Simpsons, contractions, mono

I’m very happy to see Heidi Harley starting a linguistics blog. Recent posts of hers include a list of stock syntactic-construction examples and a huge compendium of Simpsons language jokes (which Eric also linked). Heidi was on my orals committee and I was once her TA, so she knows I enjoy pointing out linguistically odd constructions.

One of those syntactic examples is “wanna” contraction. The claim is that when you hear “Who do you wanna leave?”, the who can only link back to the object and not the subject of leave. So you can only get the reading, “Who is X such that you want to leave X?” and not “Who is X such that you want X to leave?”. While this may be a strong tendency I don’t think this can be a categorical claim – I posted a discussion of hearing an actual usage of the “impossible” reading here last December.

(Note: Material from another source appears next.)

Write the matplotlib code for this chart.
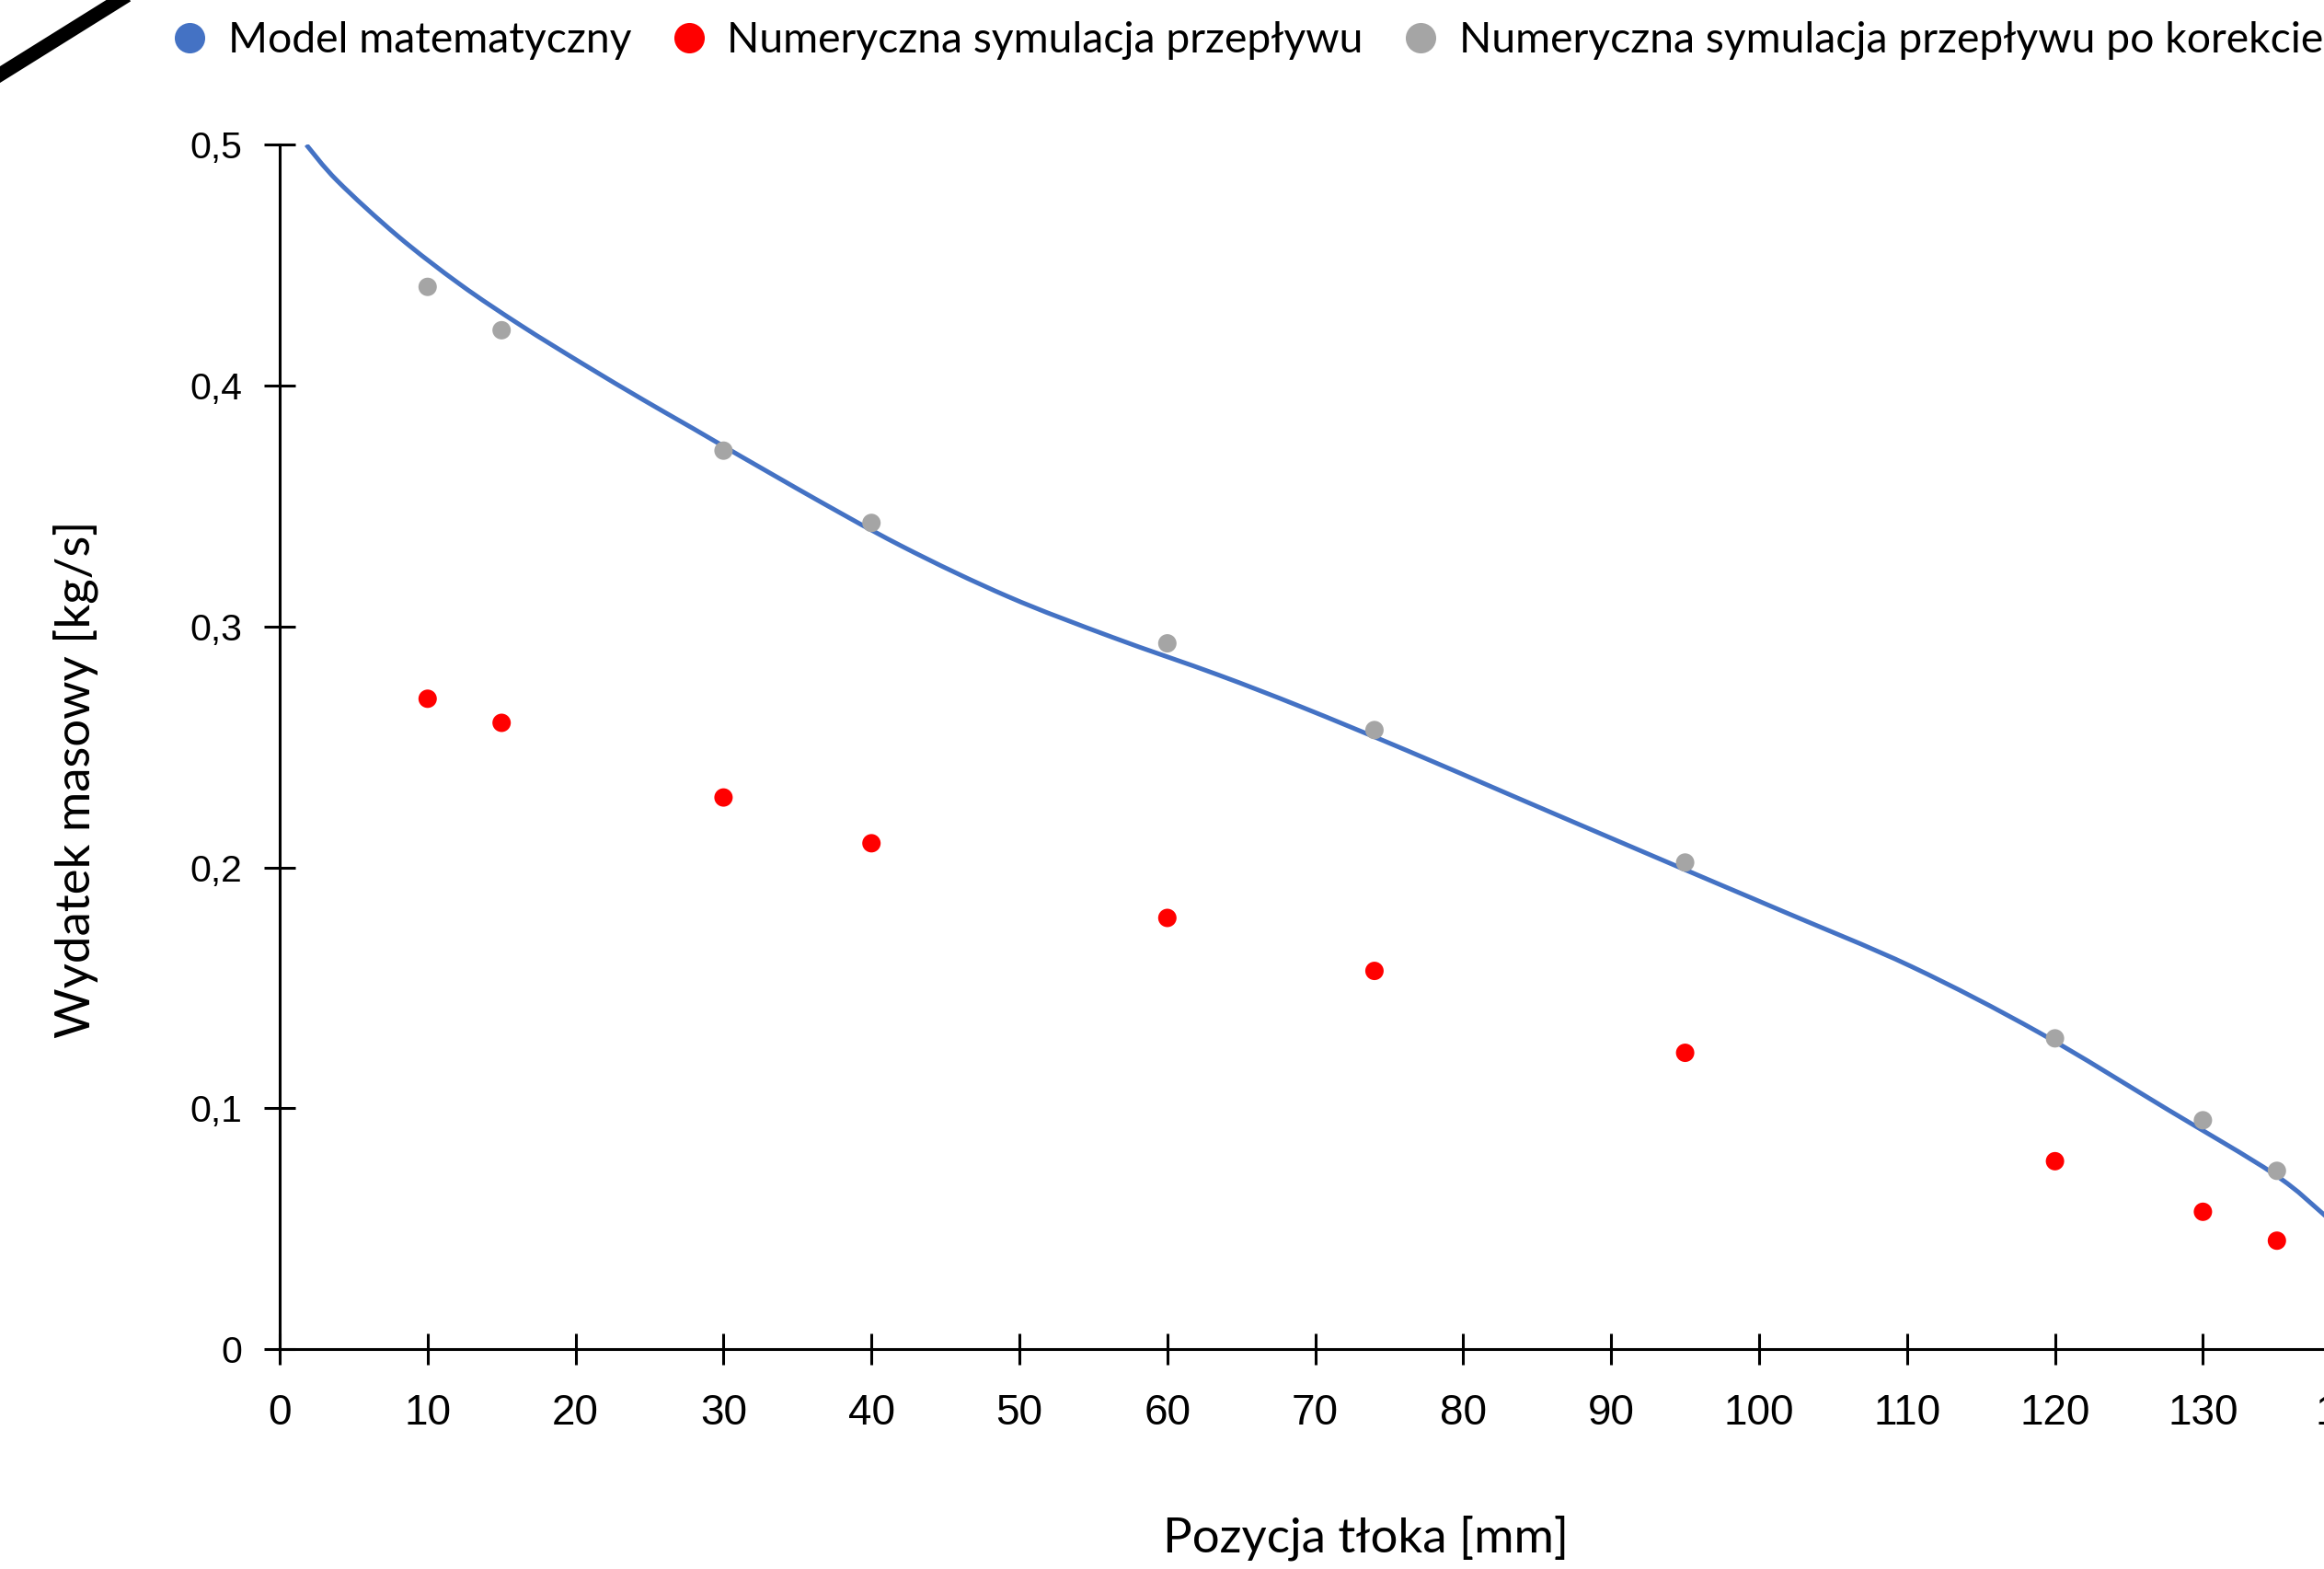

I have a few phonology examples to add to Heidi’s Simpsons list, too. I haven’t watched the show in years and years, so these are all pretty old, and I don’t have the exact script or episode titles. But here’s what I remember:

Episode with Albanian exchange student:
Albanian boy: Mr Simpson, you are a very learnéd [lərnəd] man.
Honer: Heh heh, it’s lernd, son. lernd [lərnd].
(Shows Homer’s generalization of productive over archaic morphology).

Australian episode:
Croc hunter: That’s not a knife. (pulls out a spoon). That’s a knife.
Marge: That’s not a knife, that’s a spoon!
Croc hunter: I see you’ve played “Knifey-spooney” before.
(Illustrates sensitivity to apparent high Australian preference for truncation + diminutive).

There’s also an old episode in which Homer corrects someone who pronounces nuclear as [nuk.liər]: “It’s [nuk.yu.lər]”. Eric and I (and Q_Pheevr) earned a class V rating over this one.

Heidi and Eric and Mark Liberman at Language Log wonder about what consitutes Marge’s characteristic vocal quality. My understanding is that it’s a feature of Julie Kavner’s voice, which is why the same grumble appears in the voices of her sisters Selma and Patty (and their mother) – Kavner does all their voices. Kavner was on Rhoda way back, and I never watched it, but her character there may have had a similar voice too. My speculation is Kavner may have had mono or a similar affliction as a teenager, so that the scratchy/grumbly quality is a consequence of permanent laryngeal damage.